Dopo diversi anni da questo avvertimento il popolo d’Israele conobbe, al tempo dei Giudici, uno dei periodi più critici della sua storia (da ogni punto di vista: spirituale, morale, politico, economico, di sicurezza nazionale), l’autore biblico non esitò ad indicarne la causa: “…dopo quella vi fu un’altra generazione che non conosceva il Signore né le opere che Egli aveva compiute in favore d’Israele” (Giudici 2:10).
In quel tempo cioè le famiglie e la società d’Israele furono composte da persone nei confronti delle quali i genitori erano clamorosamente venuti meno alle loro responsabilità ed al loro impegno. Questa mancanza di insegnamento e di esempio provocò tutti i guasti e le sofferenze di cui troviamo ampia testimonianza storica nel libro dei Giudici.
Il richiamo di Dio, attraverso la Sua Parola, ci porta ad interrogarci e a riflettere – mi auguro con uno spirito critico e costruttivo – sulla situazione
  • delle nostre famiglie,
  • delle nostre chiese e
  • della società in cui viviamo.
A proposito di quest’ultima, è indubbiamente facile puntare l’indice, ad esempio, verso una vecchia classe politica per descrivere la quale occorre far ricorso ad “edificanti” parole, quali:
  • arricchimento personale,
  • assistenzialismo e sperpero del denaro pubblico,
  • corruzione,
  • collusione con mafia e criminalità varie,
  • prostituzione,
  • disprezzo per gli immigrati stranieri ecc…
E che dire della nuova classe politica che sbandiera le proprie proposte di rinnovamento con un linguaggio scurrile, volgare, offensivo nei confronti di tutti e di tutto? Se questo è il presente in cui si costruisce la società italiana, cosa possiamo aspettarci dal futuro?  Certamente: nulla di buono!
Ma occorre puntare l’indice anche verso di noi: quale esempio riceveranno le future generazioni dal numero purtroppo crescente di famiglie che si disgregano?
  • Quale esempio dalle chiese locali in cui tensioni, litigi, divisioni si sprecano?

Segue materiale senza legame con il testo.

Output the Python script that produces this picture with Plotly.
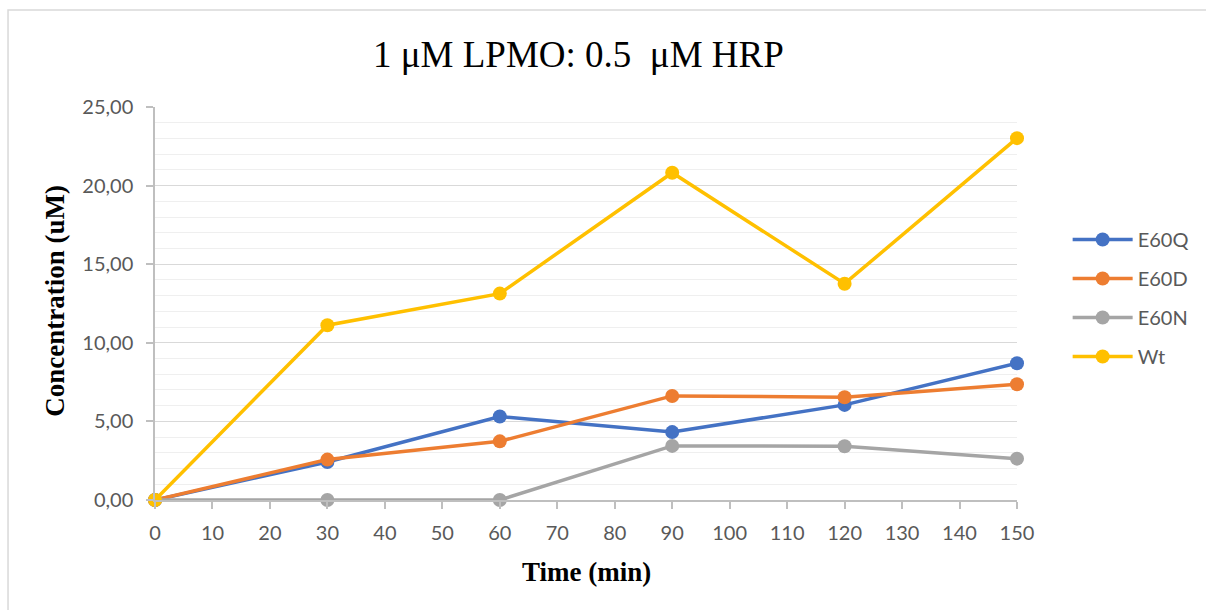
import plotly.graph_objects as go

# Sampling times (min)
time_min = [0, 30, 60, 90, 120, 150]

# Product concentration (uM) for each variant
e60q = [0.00, 2.42, 5.31, 4.32, 6.05, 8.70]
e60d = [0.00, 2.57, 3.73, 6.62, 6.54, 7.36]
e60n = [0.00, 0.00, 0.00, 3.44, 3.42, 2.63]
wt = [0.00, 11.12, 13.13, 20.82, 13.76, 23.02]

series_names = ["E60Q", "E60D", "E60N", "Wt"]
series_values = [e60q, e60d, e60n, wt]
series_colors = ["#4472C4", "#ED7D31", "#A5A5A5", "#FFC000"]

title_text = "1 \u03bcM LPMO: 0.5 \u00a0\u03bcM HRP"
x_title = "Time (min)"
y_title = "Concentration (uM)"

W, H = 1206, 610
L, R, T, B = 155, 183, 107, 110
pw, ph = W - L - R, H - T - B


def px_x(x):
    return (x - L) / pw


def px_y(y):
    return (H - B - y) / ph


tick_font = dict(family="Lato", size=20, color="#595959")

fig = go.Figure()
for name, vals, col in zip(series_names, series_values, series_colors):
    fig.add_trace(go.Scatter(
        x=time_min, y=vals, name=name, mode="lines+markers",
        line=dict(color=col, width=3.5),
        marker=dict(color=col, size=14),
        legendgroup=name, cliponaxis=False, hoverinfo="skip",
    ))

fig.update_layout(
    width=W, height=H,
    margin=dict(l=L, r=R, t=T, b=B),
    paper_bgcolor="white", plot_bgcolor="white",
    separators=",.",
    showlegend=True,
    legend=dict(
        x=px_x(1074), y=px_y(298), xanchor="left", yanchor="middle",
        font=tick_font, traceorder="grouped", tracegroupgap=10,
        itemwidth=60, bgcolor="rgba(0,0,0,0)",
    ),
    xaxis=dict(
        range=[0, 150], dtick=10, tick0=0,
        showgrid=False, zeroline=False,
        showline=True, linecolor="#BFBFBF", linewidth=1.5,
        ticks="outside", ticklen=7, tickwidth=1.5, tickcolor="#BFBFBF",
        tickfont=tick_font, ticklabelstandoff=7,
    ),
    yaxis=dict(
        range=[0, 25], dtick=5, tick0=0, tickformat=".2f",
        showgrid=True, gridcolor="#D9D9D9", gridwidth=1.3,
        minor=dict(dtick=1, showgrid=True, gridcolor="#EFEFEF", gridwidth=1.3),
        zeroline=False,
        showline=True, linecolor="#BFBFBF", linewidth=1.5,
        ticks="outside", ticklen=7, tickwidth=1.5, tickcolor="#BFBFBF",
        tickfont=tick_font, ticklabelstandoff=9,
    ),
    shapes=[dict(
        type="rect", xref="paper", yref="paper",
        x0=px_x(7), x1=px_x(1300), y0=px_y(700), y1=px_y(10),
        line=dict(color="#D9D9D9", width=1.5), fillcolor="rgba(0,0,0,0)",
        layer="below",
    )],
    annotations=[
        dict(text=title_text, xref="paper", yref="paper",
             x=px_x(581), y=px_y(55), xanchor="center", yanchor="middle",
             showarrow=False,
             font=dict(family="Liberation Serif", size=37, color="#000000")),
        dict(text="<b>%s</b>" % x_title, xref="paper", yref="paper",
             x=px_x(589), y=px_y(572), xanchor="center", yanchor="middle",
             showarrow=False,
             font=dict(family="Liberation Serif", size=27, color="#000000")),
        dict(text="<b>%s</b>" % y_title, xref="paper", yref="paper",
             x=px_x(54), y=px_y(301), xanchor="center", yanchor="middle",
             textangle=-90, showarrow=False,
             font=dict(family="Liberation Serif", size=27, color="#000000")),
    ],
)

fig.write_html("out.html")
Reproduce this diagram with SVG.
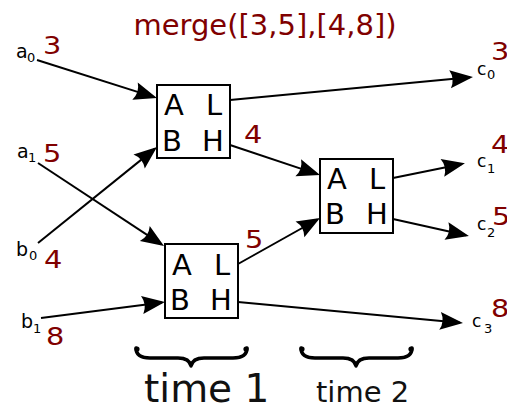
<svg xmlns="http://www.w3.org/2000/svg" xmlns:xlink="http://www.w3.org/1999/xlink" width="507" height="408" viewBox="0 0 507 408">
  <style>
    .box { fill: #ffffff; stroke: #000000; stroke-width: 2; }
    .port { font-family: "DejaVu Sans", "Liberation Sans", sans-serif; font-size: 29px; fill: #000000; }
    .wire { fill: none; stroke: #000000; stroke-width: 2; marker-end: url(#head); }
    .val { font-family: "DejaVu Sans", "Liberation Sans", sans-serif; font-size: 24px; fill: #800000; }
    .lbl { font-family: "DejaVu Sans", "Liberation Sans", sans-serif; font-size: 19px; fill: #000000; }
    .lblr { font-family: "DejaVu Sans", "Liberation Sans", sans-serif; font-size: 17px; fill: #000000; }
    .sub { font-size: 13px; }
    .title { font-family: "DejaVu Sans", "Liberation Sans", sans-serif; font-size: 29px; fill: #800000; }
    .time { font-family: "DejaVu Sans", "Liberation Sans", sans-serif; fill: #111111; }
    .brace { fill: none; stroke: #000000; stroke-width: 3.5; stroke-linecap: round; stroke-linejoin: round; }
  </style>
  <defs>
    <marker id="head" viewBox="-22 -10 26 20" markerWidth="26" markerHeight="20" refX="0" refY="0" orient="auto" markerUnits="userSpaceOnUse">
      <path d="M3,0 L-20,-9 Q-15,0 -20,9 Z" fill="#000000"/>
    </marker>
    <g id="brace-shape">
      <path class="brace" d="M136,348 C136,355 141,358 150,358 L178,358 C186,358 190,361 191,366 C192,361 196,358 204,358 L233,358 C242,358 247,355 247,348"/>
      <circle cx="137" cy="349" r="2.6"/>
      <circle cx="246" cy="349" r="2.6"/>
    </g>
  </defs>

  <text class="title" x="265" y="35" text-anchor="middle">merge([3,5],[4,8])</text>

  <!-- connectors -->
  <g id="connectors">
    <path class="wire" d="M37,60 L154.1,97.1"/>
    <path class="wire" d="M230,100 L470,77.3"/>
    <path class="wire" d="M38,163 L161.5,244.4"/>
    <path class="wire" d="M38,243 L154.7,148.9"/>
    <path class="wire" d="M41,318 L162,302.4"/>
    <path class="wire" d="M230,145 L317.2,174.1"/>
    <path class="wire" d="M238,264 L317.4,219.5"/>
    <path class="wire" d="M393,178 L462,163.9"/>
    <path class="wire" d="M393,219 L466,235.3"/>
    <path class="wire" d="M238,302 L460,322.7"/>
  </g>

  <!-- comparators -->
  <g id="cmp1">
    <rect class="box" x="157" y="85" width="73" height="73"/>
    <text class="port" x="164" y="115">A</text>
    <text class="port" x="206" y="115">L</text>
    <text class="port" x="162" y="151">B</text>
    <text class="port" x="202" y="151">H</text>
  </g>
  <g id="cmp2">
    <rect class="box" x="165" y="244" width="73" height="74"/>
    <text class="port" x="172" y="275">A</text>
    <text class="port" x="214" y="275">L</text>
    <text class="port" x="170" y="310">B</text>
    <text class="port" x="210" y="310">H</text>
  </g>
  <g id="cmp3">
    <rect class="box" x="320" y="159" width="73" height="74"/>
    <text class="port" x="327" y="189">A</text>
    <text class="port" x="369" y="189">L</text>
    <text class="port" x="325" y="224">B</text>
    <text class="port" x="366" y="224">H</text>
  </g>

  <!-- inputs -->
  <g id="in-a0">
    <text class="lbl" x="16" y="58">a<tspan class="sub" x="27" y="62">0</tspan></text>
    <text class="val" transform="translate(43,54) scale(1.2,1)">3</text>
  </g>
  <g id="in-a1">
    <text class="lbl" x="17" y="158">a<tspan class="sub" x="28" y="162">1</tspan></text>
    <text class="val" transform="translate(43,162) scale(1.2,1)">5</text>
  </g>
  <g id="in-b0">
    <text class="lbl" x="16" y="256">b<tspan class="sub" x="29" y="260">0</tspan></text>
    <text class="val" transform="translate(44,268) scale(1.2,1)">4</text>
  </g>
  <g id="in-b1">
    <text class="lbl" x="21" y="328">b<tspan class="sub" x="33" y="333">1</tspan></text>
    <text class="val" transform="translate(46,345) scale(1.2,1)">8</text>
  </g>

  <!-- intermediate values -->
  <text class="val" transform="translate(244,143) scale(1.2,1)">4</text>
  <text class="val" transform="translate(245,248) scale(1.2,1)">5</text>

  <!-- outputs -->
  <g id="out-c0">
    <text class="lblr" x="477" y="75">c<tspan class="sub" x="487" y="79">0</tspan></text>
    <text class="val" transform="translate(491,60) scale(1.2,1)">3</text>
  </g>
  <g id="out-c1">
    <text class="lblr" x="477" y="167">c<tspan class="sub" x="487" y="173">1</tspan></text>
    <text class="val" transform="translate(491,153) scale(1.2,1)">4</text>
  </g>
  <g id="out-c2">
    <text class="lblr" x="477" y="230">c<tspan class="sub" x="487" y="237">2</tspan></text>
    <text class="val" transform="translate(492,225) scale(1.2,1)">5</text>
  </g>
  <g id="out-c3">
    <text class="lblr" x="472" y="327">c<tspan class="sub" x="484" y="333">3</tspan></text>
    <text class="val" transform="translate(491,317) scale(1.2,1)">8</text>
  </g>

  <!-- time steps -->
  <use xlink:href="#brace-shape"/>
  <use xlink:href="#brace-shape" transform="translate(165,0)"/>
  <text class="time" x="144" y="402" font-size="39">time 1</text>
  <text class="time" x="316" y="402" font-size="29">time 2</text>
</svg>
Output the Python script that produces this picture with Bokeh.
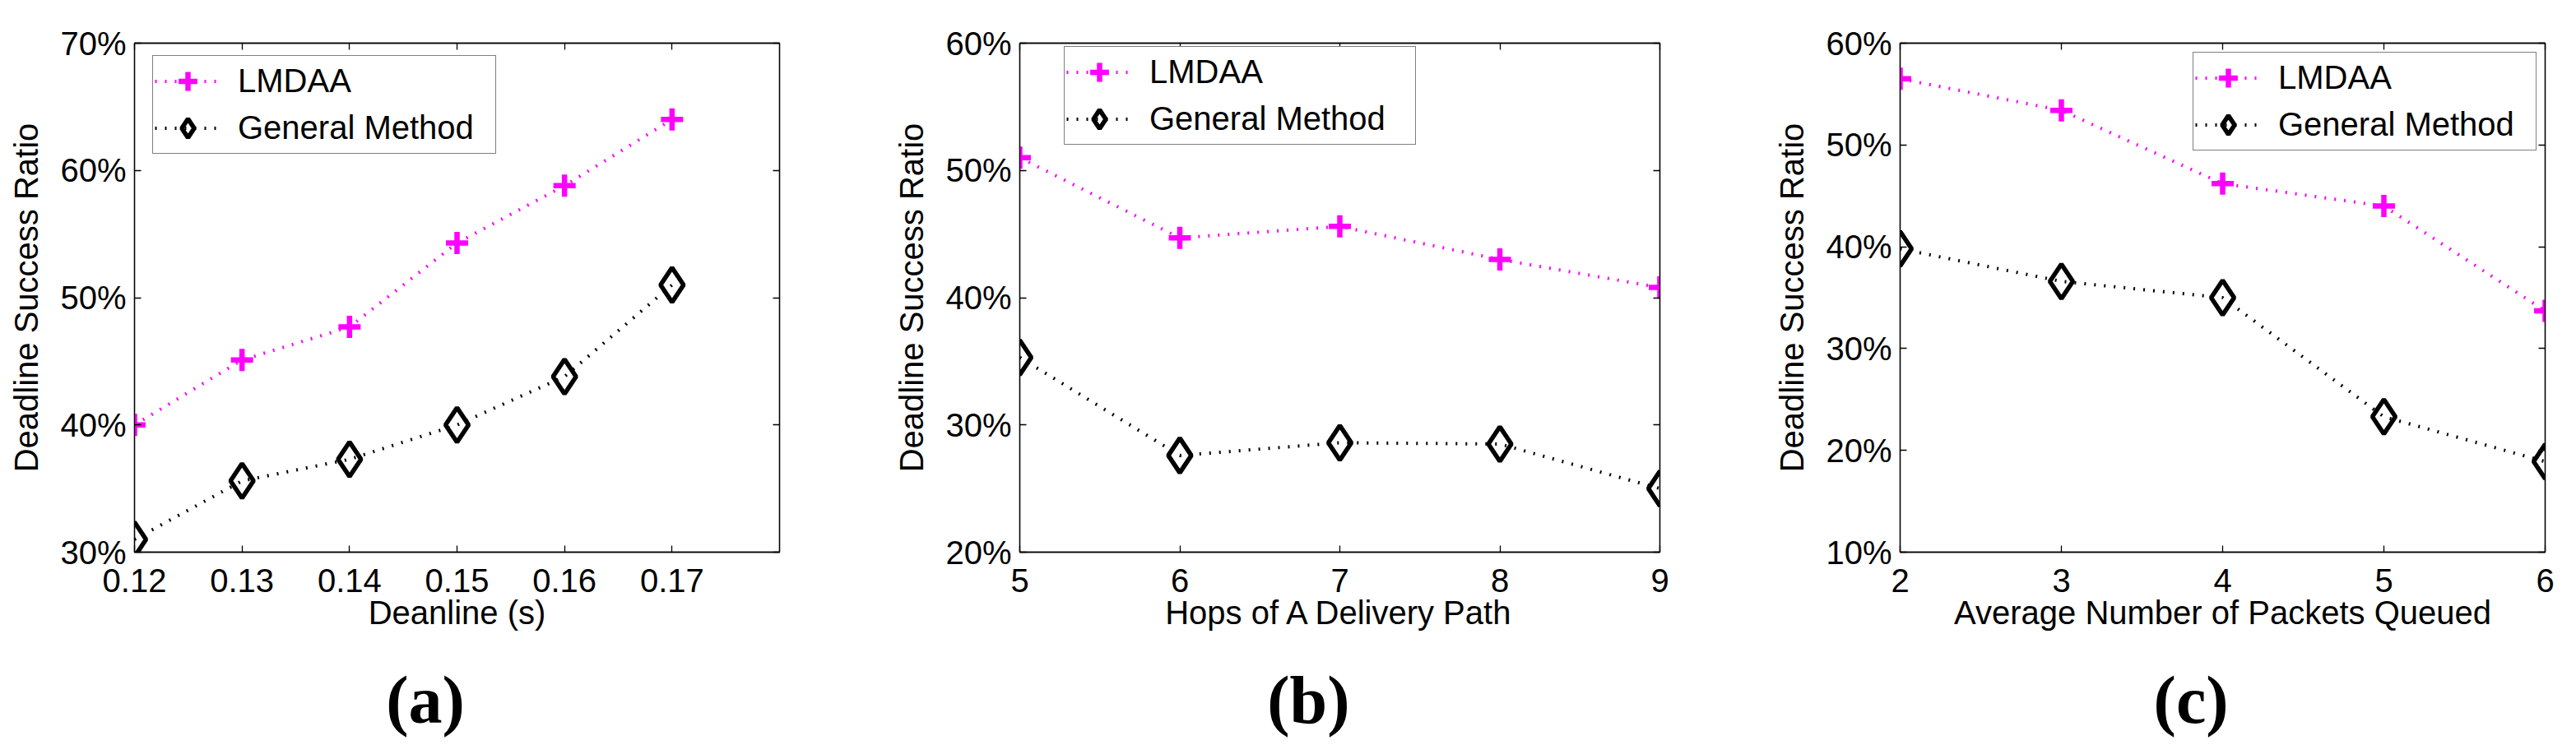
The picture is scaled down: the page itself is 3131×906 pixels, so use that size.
from bokeh.plotting import figure
from bokeh.layouts import row
from bokeh.models import (Range1d, LinearAxis, FixedTicker, PrintfTickFormatter,
                          Legend, LegendItem)
from bokeh.embed import file_html
from bokeh.resources import INLINE

# ---------------- data ----------------
a_x = [0.12, 0.13, 0.14, 0.15, 0.16, 0.17]
a_lmdaa = [40.0, 45.1, 47.7, 54.3, 58.8, 64.0]
a_general = [31.0, 35.6, 37.3, 40.0, 43.8, 51.0]

b_x = [5, 6, 7, 8, 9]
b_lmdaa = [51.0, 44.7, 45.6, 43.0, 40.8]
b_general = [35.3, 27.6, 28.6, 28.5, 25.0]

c_x = [2, 3, 4, 5, 6]
c_lmdaa = [56.5, 53.4, 46.2, 44.0, 33.7]
c_general = [39.8, 36.6, 35.0, 23.3, 18.9]

a_xticks = [0.12, 0.13, 0.14, 0.15, 0.16, 0.17]
a_yticks = [30, 40, 50, 60, 70]
b_xticks = [5, 6, 7, 8, 9]
b_yticks = [20, 30, 40, 50, 60]
c_xticks = [2, 3, 4, 5, 6]
c_yticks = [10, 20, 30, 40, 50, 60]

series_names = ["LMDAA", "General Method"]
y_title = "Deadline Success Ratio"
x_titles = ["Deanline (s)", "Hops of A Delivery Path", "Average Number of Packets Queued"]
captions = ["(a)", "(b)", "(c)"]

FONT = "Liberation Sans"
SERIF = "Liberation Serif"
MAGENTA = "#FF00FF"
FS = "40px"
H = 906
CAP_FRAC = 0.451   # horizontal place of the sub-caption, as a fraction of the frame


def style_axis(ax, ticks):
    ax.ticker = FixedTicker(ticks=ticks)
    ax.major_tick_in = 8
    ax.major_tick_out = 0
    ax.minor_tick_line_color = None
    ax.axis_line_color = "black"
    ax.axis_line_width = 1.3
    ax.major_tick_line_width = 1.3


def panel(xs, lm, gm, xr, yr, xticks, yticks, xlabel, width, bl, br, bt, bb,
          leg_xy, label_w, cap):
    p = figure(width=width, height=H, x_range=Range1d(*xr), y_range=Range1d(*yr),
               output_backend="svg", toolbar_location=None,
               min_border_left=bl, min_border_right=br,
               min_border_top=bt, min_border_bottom=bb)
    p.grid.visible = False
    p.outline_line_color = "black"
    p.outline_line_width = 1.3
    p.background_fill_color = "white"
    p.border_fill_color = "white"

    for ax, ticks in ((p.xaxis[0], xticks), (p.yaxis[0], yticks)):
        style_axis(ax, ticks)
        ax.major_label_text_font = FONT
        ax.major_label_text_font_size = FS
        ax.major_label_text_color = "black"
        ax.axis_label_text_font = FONT
        ax.axis_label_text_font_size = FS
        ax.axis_label_text_font_style = "normal"
        ax.axis_label_text_color = "black"
    p.yaxis[0].formatter = PrintfTickFormatter(format="%d%%")
    p.xaxis[0].axis_label = xlabel
    p.yaxis[0].axis_label = y_title
    p.xaxis[0].major_label_standoff = 20
    p.xaxis[0].axis_label_standoff = 0
    p.yaxis[0].major_label_standoff = 10
    p.yaxis[0].axis_label_standoff = 16

    # mirrored ticks on top and right
    for place, ticks in (("above", xticks), ("right", yticks)):
        ax = LinearAxis(major_label_overrides={t: "" for t in ticks})
        style_axis(ax, ticks)
        ax.major_label_standoff = 0
        ax.major_label_text_font_size = "1px"
        p.add_layout(ax, place)

    # sub-caption "(a)" etc., as the single label of an extra bottom axis
    cap_x = xr[0] + CAP_FRAC * (xr[1] - xr[0])
    cap_ax = LinearAxis(ticker=FixedTicker(ticks=[cap_x]),
                        major_label_overrides={cap_x: cap})
    cap_ax.major_tick_in = 0
    cap_ax.major_tick_out = 0
    cap_ax.major_tick_line_color = None
    cap_ax.minor_tick_line_color = None
    cap_ax.axis_line_color = None
    cap_ax.major_label_text_font = SERIF
    cap_ax.major_label_text_font_size = "82px"
    cap_ax.major_label_text_font_style = "bold"
    cap_ax.major_label_text_color = "black"
    cap_ax.major_label_standoff = 36
    p.add_layout(cap_ax, "below")

    l1 = p.line(xs, lm, line_color=MAGENTA, line_width=4, line_dash="2 10")
    s1 = p.scatter(xs, lm, marker="cross", size=27, line_color=MAGENTA, line_width=6.5)
    l2 = p.line(xs, gm, line_color="black", line_width=4, line_dash="2 10")
    s2 = p.scatter(xs, gm, marker="diamond", size=42, line_color="black",
                   line_width=5.5, fill_color=None)

    leg = Legend(items=[LegendItem(label=series_names[0], renderers=[l1, s1]),
                        LegendItem(label=series_names[1], renderers=[l2, s2])],
                 location=leg_xy)
    leg.label_text_font = FONT
    leg.label_text_font_size = FS
    leg.label_text_color = "black"
    leg.glyph_width = 80
    leg.glyph_height = 57
    leg.label_height = 40
    leg.label_width = label_w
    leg.label_standoff = 21
    leg.spacing = 0
    leg.padding = 2
    leg.margin = 0
    leg.border_line_color = "black"
    leg.border_line_width = 1.3
    leg.background_fill_color = "white"
    leg.background_fill_alpha = 1.0
    p.add_layout(leg)
    return p


pa = panel(a_x, a_lmdaa, a_general, (0.12, 0.18), (30, 70), a_xticks, a_yticks,
           x_titles[0], 1080, 163, 133, 52, 232, (22, 484), 311, captions[0])
pb = panel(b_x, b_lmdaa, b_general, (5, 9), (20, 60), b_xticks, b_yticks,
           x_titles[1], 1070, 159, 133, 35, 235, (54, 495), 321, captions[1])
pc = panel(c_x, c_lmdaa, c_general, (2, 6), (10, 60), c_xticks, c_yticks,
           x_titles[2], 981, 159, 38, 52, 232, (356, 488), 311, captions[2])

layout = row(pa, pb, pc)
open("out.html", "w").write(file_html(layout, INLINE))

  • Quale esempio da quelle in cui si tollera con indifferenza il peccato?
  • Quale esempio da genitori che, pur dicendosi credenti, non mostrano più di avere una fede operante, non dando più, nelle loro quotidiane scelte di vita priorità al Signore e alla Sua Parola?
Domandiamoci: su queste basi, quale futuro possiamo attenderci? Se altri hanno mancato nei nostri confronti, venendo meno nell’insegnamento e nell’esempio, impegniamoci, noi, a non mancare verso i nostri figli!!